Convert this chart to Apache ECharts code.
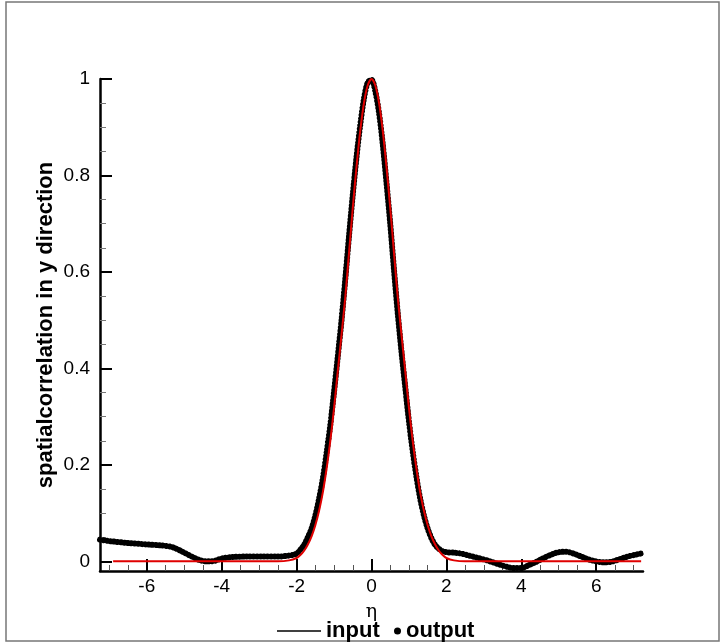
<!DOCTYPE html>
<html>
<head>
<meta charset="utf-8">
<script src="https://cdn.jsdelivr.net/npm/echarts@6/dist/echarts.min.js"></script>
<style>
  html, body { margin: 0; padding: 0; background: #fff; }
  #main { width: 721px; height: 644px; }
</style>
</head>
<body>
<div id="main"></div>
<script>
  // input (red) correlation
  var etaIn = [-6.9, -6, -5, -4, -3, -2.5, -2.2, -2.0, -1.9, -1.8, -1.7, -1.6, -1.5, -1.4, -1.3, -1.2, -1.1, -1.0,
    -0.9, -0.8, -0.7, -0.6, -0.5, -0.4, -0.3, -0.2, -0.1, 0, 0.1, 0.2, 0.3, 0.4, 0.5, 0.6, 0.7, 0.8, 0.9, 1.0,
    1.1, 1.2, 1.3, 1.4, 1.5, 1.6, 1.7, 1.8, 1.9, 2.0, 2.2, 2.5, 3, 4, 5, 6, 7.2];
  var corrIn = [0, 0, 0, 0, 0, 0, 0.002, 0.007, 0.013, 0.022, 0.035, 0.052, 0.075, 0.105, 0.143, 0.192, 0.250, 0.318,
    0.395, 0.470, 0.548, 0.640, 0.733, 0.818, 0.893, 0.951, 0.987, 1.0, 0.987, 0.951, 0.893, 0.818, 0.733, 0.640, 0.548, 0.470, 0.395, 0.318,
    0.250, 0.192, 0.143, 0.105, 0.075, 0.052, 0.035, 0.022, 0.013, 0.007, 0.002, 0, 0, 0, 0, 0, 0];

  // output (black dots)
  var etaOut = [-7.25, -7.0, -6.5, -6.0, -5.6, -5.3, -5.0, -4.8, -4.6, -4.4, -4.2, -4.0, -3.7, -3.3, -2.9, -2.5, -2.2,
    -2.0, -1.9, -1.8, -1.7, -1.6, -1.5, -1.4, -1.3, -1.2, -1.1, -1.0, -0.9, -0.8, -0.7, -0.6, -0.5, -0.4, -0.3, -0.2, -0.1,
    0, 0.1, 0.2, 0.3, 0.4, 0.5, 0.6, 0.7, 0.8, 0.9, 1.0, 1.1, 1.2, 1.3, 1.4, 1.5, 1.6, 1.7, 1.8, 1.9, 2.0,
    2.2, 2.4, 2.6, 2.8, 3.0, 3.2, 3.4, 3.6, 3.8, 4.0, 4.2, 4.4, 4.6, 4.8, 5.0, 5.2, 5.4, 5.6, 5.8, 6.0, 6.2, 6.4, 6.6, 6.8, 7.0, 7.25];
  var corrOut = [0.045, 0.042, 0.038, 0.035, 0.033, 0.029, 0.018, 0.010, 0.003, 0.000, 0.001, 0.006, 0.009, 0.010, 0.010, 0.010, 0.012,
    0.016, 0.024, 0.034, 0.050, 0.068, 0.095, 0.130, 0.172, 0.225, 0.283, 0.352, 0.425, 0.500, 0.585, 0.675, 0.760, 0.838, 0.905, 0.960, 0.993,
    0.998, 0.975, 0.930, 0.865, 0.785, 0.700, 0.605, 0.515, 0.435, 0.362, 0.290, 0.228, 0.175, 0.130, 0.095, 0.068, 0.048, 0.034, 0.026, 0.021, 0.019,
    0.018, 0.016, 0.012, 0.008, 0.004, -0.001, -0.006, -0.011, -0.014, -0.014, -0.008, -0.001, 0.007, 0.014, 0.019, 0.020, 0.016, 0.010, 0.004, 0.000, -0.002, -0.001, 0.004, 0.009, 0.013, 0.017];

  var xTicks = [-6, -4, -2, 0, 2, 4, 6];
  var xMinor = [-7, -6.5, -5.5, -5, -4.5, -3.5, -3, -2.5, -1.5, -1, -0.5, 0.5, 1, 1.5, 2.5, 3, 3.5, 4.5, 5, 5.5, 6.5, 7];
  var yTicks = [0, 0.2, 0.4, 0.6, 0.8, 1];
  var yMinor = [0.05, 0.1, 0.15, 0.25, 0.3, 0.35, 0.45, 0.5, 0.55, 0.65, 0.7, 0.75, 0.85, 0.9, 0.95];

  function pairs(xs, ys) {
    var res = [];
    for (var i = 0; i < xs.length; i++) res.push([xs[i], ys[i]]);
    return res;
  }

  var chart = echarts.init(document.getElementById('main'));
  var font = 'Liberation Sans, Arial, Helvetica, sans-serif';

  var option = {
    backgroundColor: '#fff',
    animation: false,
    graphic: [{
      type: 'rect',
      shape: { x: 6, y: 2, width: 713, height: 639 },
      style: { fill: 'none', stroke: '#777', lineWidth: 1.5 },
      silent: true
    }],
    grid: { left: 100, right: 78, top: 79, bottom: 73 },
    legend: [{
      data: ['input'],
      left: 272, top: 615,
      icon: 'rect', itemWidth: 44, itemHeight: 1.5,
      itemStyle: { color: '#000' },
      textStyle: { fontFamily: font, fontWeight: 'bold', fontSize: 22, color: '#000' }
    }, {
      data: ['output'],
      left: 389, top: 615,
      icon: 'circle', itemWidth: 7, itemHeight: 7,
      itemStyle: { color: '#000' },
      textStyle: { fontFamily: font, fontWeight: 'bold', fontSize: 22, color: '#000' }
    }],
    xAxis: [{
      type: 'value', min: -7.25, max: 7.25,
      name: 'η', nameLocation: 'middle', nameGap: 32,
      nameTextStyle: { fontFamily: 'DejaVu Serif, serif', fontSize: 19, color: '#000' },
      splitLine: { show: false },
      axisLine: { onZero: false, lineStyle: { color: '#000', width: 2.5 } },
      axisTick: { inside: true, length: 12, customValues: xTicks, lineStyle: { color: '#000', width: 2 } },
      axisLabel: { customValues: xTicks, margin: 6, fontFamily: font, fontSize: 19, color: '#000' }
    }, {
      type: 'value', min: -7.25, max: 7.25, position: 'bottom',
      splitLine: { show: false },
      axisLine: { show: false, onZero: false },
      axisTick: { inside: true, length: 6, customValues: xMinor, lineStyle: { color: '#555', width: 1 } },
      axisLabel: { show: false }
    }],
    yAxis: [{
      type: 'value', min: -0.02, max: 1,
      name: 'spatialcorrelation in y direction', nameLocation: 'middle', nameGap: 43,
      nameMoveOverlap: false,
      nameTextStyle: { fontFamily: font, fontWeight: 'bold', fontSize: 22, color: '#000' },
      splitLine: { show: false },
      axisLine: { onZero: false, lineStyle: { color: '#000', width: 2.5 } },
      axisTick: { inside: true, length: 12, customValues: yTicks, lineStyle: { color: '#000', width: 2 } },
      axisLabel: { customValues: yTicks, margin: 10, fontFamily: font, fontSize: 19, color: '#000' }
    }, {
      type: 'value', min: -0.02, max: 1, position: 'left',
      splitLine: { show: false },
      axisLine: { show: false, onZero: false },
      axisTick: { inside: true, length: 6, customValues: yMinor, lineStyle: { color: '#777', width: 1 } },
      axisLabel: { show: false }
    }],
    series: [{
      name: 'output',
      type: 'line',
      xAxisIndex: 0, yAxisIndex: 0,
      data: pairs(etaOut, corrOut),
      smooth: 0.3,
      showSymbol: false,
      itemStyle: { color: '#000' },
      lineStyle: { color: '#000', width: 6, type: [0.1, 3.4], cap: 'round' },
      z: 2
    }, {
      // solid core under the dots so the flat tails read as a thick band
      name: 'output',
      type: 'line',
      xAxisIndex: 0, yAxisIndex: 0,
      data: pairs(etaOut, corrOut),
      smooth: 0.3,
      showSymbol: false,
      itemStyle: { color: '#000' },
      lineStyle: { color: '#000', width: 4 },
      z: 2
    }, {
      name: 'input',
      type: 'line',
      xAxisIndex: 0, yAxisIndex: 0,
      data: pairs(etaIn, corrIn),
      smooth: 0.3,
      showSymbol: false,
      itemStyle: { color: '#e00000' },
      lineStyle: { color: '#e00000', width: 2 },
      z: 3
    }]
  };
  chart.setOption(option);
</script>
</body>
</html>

------------------------------------

- AIM OF THE TASK: Exactly restate the lines from the beginning of the data through the line with "0, 0, 0, 0, 0];", and no others, keeping pictures out.

- SOLUTION TO THE EXERCISE:
Convert this chart to Apache ECharts code.
<!DOCTYPE html>
<html>
<head>
<meta charset="utf-8">
<script src="https://cdn.jsdelivr.net/npm/echarts@6/dist/echarts.min.js"></script>
<style>
  html, body { margin: 0; padding: 0; background: #fff; }
  #main { width: 721px; height: 644px; }
</style>
</head>
<body>
<div id="main"></div>
<script>
  // input (red) correlation
  var etaIn = [-6.9, -6, -5, -4, -3, -2.5, -2.2, -2.0, -1.9, -1.8, -1.7, -1.6, -1.5, -1.4, -1.3, -1.2, -1.1, -1.0,
    -0.9, -0.8, -0.7, -0.6, -0.5, -0.4, -0.3, -0.2, -0.1, 0, 0.1, 0.2, 0.3, 0.4, 0.5, 0.6, 0.7, 0.8, 0.9, 1.0,
    1.1, 1.2, 1.3, 1.4, 1.5, 1.6, 1.7, 1.8, 1.9, 2.0, 2.2, 2.5, 3, 4, 5, 6, 7.2];
  var corrIn = [0, 0, 0, 0, 0, 0, 0.002, 0.007, 0.013, 0.022, 0.035, 0.052, 0.075, 0.105, 0.143, 0.192, 0.250, 0.318,
    0.395, 0.470, 0.548, 0.640, 0.733, 0.818, 0.893, 0.951, 0.987, 1.0, 0.987, 0.951, 0.893, 0.818, 0.733, 0.640, 0.548, 0.470, 0.395, 0.318,
    0.250, 0.192, 0.143, 0.105, 0.075, 0.052, 0.035, 0.022, 0.013, 0.007, 0.002, 0, 0, 0, 0, 0, 0];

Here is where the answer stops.